こうして一々数えていったあげくの果ては、何が残るか。生まれたことや、死ぬことを悲観する。残るのは、ただこれだけである。
三界は火宅
あの有名な「法華経 ] は、またわれらに告げています。
三界は安きことなし、猶火宅の如し
衆苦充満して、甚だ畏怖(おそる)べし
つねに生、老、病死の憂患(うれい)あり
是(かく)の如き業の火、熾燃(しねん)として息(や)まず
私どもの住むこの世界は、あたかもさかんに燃えている火宅である、という釈尊のこの体験こそ、尊い人間苦への警告だったのです。
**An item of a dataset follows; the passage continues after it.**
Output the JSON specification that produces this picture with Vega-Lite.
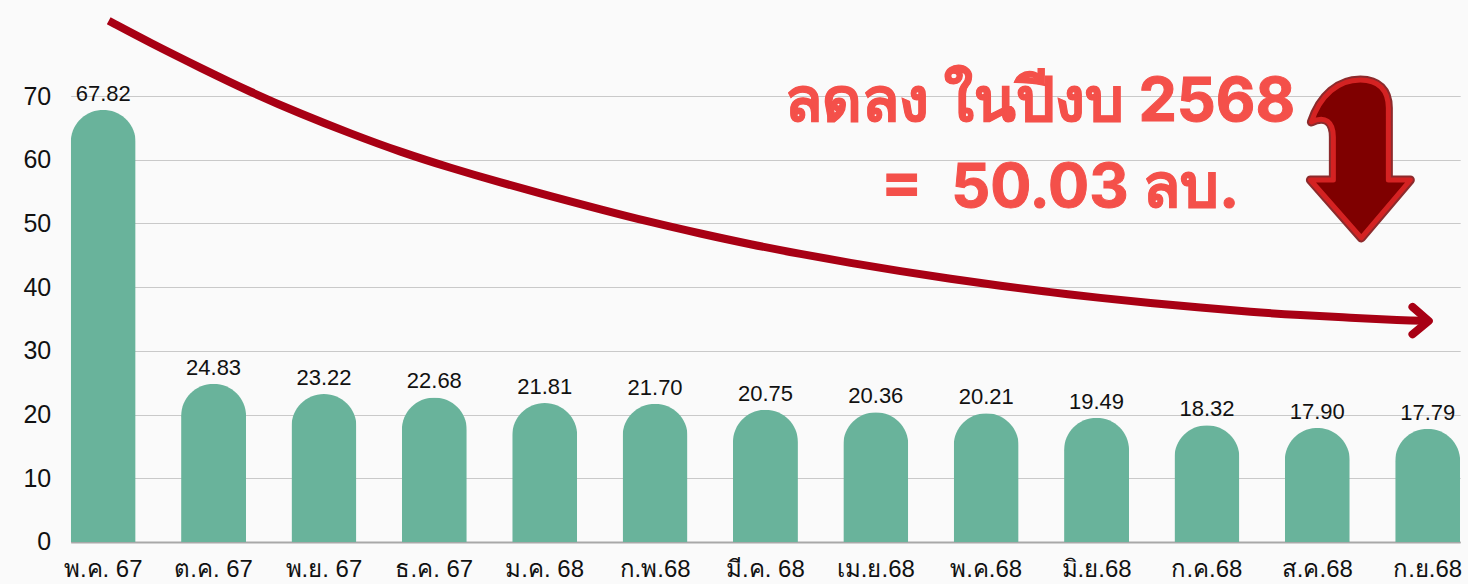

苦諦の真理に対する目覚めだったのです。
かくてこそ、
如来(ほとけ)はすでに三界の火宅を離れて
寂然(じゃくねん)として閑居(げんご)し、林野に安処せり
今この三界は、皆是れ我有(もの)なり
その中の衆生は、悉(ことごと)く是れわが子なり
しかもいま此処は、諸(もろもろ)の患難 ( うれい ) 多し
唯(た)だ我一人のみ、能(よ)く救護(くご)をなす
という、われらに対する、仏陀の限りなき慈悲の手は、さし伸べられたのではありませんか。
人生への第一歩
まことに「人生は苦なり」という、その苦の真理に目覚めることこそ、宗教への第一歩ではないでしょうか。しかし、所詮、第一歩はあくまで第一歩です。それは決して宗教の結論ではないからです。宗教の全部ではないからです。それは宗教への第一歩であるばかりではありません。苦の認識こそ、ほんとうの人生に目覚める第一歩なのです。すなわち「苦」という自覚が機縁になって、ここにはじ めてしっかりした地上の生活がうちたてられてゆくのです。したがって「苦の自覚」をもたない人は、人生の見方が浅薄です。皮相的です。「最も苦しんだ人のみ、人の子を教える資格がある」というのは、それです。お坊っちゃん育ちは、とかく何事を見るにつけ、するにつけ、みんな浅薄です。あさほかです。子供を育てる場合でも、このこつが必要です。「かわいい子には旅させよ」とは、たしかに味わうべきことばです。